===== Material for the task
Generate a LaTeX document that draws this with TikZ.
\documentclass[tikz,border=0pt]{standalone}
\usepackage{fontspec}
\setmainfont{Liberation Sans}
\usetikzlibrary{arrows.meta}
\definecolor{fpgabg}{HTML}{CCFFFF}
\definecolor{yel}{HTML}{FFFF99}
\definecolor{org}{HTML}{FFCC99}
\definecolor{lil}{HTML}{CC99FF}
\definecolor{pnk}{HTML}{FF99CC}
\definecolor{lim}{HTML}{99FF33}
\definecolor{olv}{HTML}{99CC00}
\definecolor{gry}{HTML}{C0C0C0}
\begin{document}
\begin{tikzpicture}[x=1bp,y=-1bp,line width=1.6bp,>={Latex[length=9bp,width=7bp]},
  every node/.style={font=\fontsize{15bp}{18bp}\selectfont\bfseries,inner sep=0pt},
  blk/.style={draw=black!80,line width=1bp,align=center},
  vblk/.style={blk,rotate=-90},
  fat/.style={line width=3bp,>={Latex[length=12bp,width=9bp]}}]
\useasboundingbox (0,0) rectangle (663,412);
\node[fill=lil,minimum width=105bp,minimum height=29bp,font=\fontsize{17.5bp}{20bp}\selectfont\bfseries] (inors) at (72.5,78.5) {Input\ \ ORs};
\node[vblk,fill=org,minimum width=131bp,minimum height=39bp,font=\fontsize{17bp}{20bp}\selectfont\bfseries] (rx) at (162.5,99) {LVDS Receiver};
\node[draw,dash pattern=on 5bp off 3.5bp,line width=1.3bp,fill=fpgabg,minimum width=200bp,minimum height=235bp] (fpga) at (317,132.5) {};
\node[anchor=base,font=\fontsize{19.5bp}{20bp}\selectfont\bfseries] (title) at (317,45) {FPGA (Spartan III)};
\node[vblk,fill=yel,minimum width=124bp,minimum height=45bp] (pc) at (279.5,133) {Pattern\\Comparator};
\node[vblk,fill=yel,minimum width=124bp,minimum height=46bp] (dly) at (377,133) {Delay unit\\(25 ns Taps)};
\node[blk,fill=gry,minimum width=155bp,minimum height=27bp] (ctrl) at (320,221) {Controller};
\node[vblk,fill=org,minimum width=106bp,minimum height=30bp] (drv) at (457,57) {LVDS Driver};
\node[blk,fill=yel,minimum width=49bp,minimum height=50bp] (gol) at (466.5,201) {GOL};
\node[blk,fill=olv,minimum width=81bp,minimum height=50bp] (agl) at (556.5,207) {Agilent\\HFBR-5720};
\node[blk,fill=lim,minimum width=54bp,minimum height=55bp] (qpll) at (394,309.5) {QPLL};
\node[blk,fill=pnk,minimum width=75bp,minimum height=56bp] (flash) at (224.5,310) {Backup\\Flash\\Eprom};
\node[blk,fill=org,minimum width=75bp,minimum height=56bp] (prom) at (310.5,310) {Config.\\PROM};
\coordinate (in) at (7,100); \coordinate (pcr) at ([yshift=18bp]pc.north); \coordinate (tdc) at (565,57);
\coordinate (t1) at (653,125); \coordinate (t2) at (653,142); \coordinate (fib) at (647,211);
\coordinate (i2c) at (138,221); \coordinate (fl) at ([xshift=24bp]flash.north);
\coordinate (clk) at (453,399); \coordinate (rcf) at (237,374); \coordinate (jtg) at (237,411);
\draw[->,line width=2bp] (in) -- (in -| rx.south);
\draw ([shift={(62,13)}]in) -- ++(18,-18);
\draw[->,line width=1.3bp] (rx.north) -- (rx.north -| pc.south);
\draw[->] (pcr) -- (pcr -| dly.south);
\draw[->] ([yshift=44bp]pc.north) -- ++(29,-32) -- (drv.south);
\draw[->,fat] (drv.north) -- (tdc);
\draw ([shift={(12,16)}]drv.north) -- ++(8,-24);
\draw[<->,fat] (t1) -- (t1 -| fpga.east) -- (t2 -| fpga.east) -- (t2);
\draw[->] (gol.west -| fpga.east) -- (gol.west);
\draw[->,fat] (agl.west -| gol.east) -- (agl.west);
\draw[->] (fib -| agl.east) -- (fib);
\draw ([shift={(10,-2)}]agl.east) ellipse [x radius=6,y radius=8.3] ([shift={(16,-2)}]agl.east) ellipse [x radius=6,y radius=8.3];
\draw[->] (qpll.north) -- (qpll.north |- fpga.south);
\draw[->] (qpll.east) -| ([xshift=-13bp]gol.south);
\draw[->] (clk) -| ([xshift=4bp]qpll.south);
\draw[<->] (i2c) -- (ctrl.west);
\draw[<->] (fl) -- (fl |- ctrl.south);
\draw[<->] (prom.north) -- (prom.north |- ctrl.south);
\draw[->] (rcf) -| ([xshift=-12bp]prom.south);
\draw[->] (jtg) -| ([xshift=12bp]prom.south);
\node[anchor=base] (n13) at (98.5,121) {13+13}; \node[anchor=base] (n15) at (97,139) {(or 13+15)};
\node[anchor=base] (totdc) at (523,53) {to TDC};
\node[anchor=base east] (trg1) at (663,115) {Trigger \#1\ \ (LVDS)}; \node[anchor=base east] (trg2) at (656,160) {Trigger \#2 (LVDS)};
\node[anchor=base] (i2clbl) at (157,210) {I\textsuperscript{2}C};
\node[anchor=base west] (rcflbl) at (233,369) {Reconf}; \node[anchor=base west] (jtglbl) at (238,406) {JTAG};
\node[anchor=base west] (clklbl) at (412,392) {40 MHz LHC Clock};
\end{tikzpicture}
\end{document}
==========
===== Material for the task
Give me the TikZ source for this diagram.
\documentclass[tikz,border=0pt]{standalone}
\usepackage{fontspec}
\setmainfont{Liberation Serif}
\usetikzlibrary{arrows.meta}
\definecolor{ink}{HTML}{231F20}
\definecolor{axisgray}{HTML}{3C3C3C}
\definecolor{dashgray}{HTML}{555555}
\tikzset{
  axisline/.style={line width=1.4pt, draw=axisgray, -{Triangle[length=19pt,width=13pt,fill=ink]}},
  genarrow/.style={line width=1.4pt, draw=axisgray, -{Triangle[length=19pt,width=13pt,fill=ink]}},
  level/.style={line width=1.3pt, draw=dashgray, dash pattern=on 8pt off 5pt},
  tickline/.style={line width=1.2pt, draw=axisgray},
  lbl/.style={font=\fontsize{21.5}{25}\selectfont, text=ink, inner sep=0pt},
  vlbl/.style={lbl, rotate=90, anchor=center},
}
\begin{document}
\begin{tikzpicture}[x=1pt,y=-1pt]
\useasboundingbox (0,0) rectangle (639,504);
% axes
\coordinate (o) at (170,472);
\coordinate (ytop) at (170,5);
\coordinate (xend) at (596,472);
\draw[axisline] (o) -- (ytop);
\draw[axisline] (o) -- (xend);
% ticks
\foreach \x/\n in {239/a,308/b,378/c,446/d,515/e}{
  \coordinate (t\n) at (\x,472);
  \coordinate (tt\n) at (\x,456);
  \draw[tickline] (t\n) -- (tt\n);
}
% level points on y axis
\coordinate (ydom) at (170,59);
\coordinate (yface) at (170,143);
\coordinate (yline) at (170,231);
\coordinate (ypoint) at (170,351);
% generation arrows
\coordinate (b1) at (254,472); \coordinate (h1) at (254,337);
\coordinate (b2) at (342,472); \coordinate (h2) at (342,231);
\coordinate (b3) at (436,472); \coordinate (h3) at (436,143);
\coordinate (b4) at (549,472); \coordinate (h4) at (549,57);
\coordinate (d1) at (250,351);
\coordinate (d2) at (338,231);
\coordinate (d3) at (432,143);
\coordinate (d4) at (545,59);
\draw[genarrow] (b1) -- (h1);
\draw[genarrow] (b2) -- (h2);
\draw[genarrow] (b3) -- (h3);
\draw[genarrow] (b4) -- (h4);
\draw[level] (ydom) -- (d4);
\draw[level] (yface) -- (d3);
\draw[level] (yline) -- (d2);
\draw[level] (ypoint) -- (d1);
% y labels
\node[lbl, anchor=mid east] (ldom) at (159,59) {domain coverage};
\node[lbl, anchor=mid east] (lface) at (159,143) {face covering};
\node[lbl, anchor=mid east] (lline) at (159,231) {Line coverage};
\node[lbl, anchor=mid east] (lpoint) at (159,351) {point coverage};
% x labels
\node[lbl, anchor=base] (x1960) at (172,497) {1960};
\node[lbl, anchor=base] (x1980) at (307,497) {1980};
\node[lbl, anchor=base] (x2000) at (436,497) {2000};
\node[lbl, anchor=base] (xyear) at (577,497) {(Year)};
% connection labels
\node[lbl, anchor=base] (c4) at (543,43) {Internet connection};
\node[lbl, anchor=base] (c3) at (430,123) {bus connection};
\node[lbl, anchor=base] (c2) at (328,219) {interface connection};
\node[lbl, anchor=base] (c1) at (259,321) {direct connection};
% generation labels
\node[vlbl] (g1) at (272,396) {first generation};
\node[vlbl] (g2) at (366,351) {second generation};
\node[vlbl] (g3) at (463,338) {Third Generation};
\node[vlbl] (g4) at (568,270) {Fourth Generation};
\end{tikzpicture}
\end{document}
==========
===== Material for the task
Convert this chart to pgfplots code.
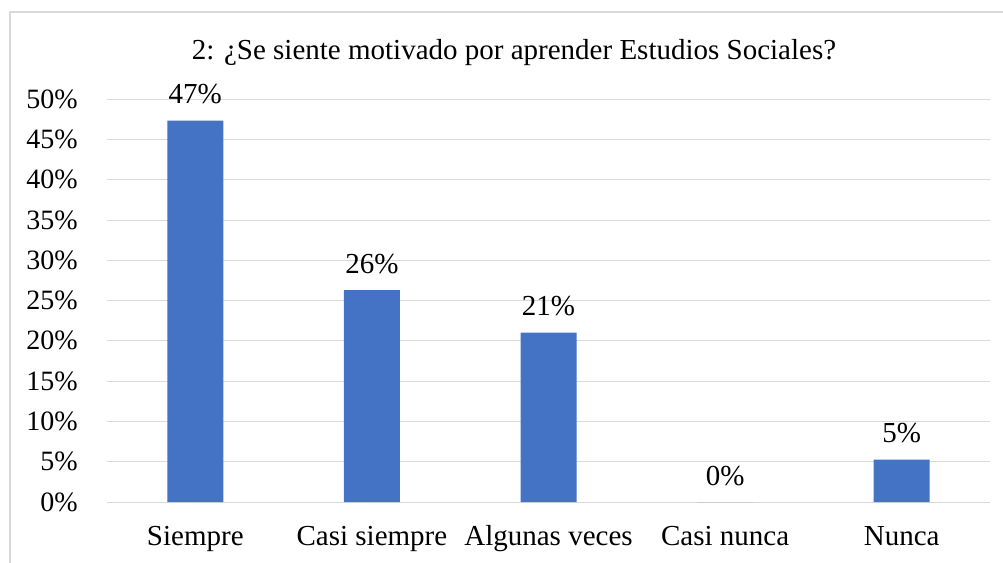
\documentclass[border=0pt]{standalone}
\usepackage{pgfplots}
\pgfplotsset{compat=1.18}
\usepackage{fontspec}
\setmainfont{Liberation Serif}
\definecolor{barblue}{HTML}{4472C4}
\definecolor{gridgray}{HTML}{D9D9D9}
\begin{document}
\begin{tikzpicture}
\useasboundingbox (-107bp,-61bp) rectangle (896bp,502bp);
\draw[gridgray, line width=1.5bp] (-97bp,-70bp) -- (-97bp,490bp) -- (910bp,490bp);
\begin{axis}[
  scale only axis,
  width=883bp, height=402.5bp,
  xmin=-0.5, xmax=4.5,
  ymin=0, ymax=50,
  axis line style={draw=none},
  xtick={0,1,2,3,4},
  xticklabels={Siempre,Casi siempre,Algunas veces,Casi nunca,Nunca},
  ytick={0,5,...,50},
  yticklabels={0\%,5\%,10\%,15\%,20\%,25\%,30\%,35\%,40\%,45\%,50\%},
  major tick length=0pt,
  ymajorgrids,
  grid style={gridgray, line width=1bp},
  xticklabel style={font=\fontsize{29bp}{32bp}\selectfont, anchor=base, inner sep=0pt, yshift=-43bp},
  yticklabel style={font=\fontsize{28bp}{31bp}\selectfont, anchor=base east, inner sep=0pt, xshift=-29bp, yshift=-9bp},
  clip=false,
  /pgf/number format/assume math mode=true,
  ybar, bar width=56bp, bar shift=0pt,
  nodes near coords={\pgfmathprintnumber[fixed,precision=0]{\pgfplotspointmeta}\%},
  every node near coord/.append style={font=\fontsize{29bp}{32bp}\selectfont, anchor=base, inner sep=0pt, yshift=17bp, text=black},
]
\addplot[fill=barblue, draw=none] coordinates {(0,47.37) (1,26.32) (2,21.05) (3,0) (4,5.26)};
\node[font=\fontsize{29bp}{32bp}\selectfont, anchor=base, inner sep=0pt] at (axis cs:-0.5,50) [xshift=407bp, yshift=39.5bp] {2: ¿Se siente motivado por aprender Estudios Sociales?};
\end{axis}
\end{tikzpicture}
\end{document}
==========
Look over the listing. Pull out every line with the string "this" in it.

Generate a LaTeX document that draws this with TikZ.
Give me the TikZ source for this diagram.
Convert this chart to pgfplots code.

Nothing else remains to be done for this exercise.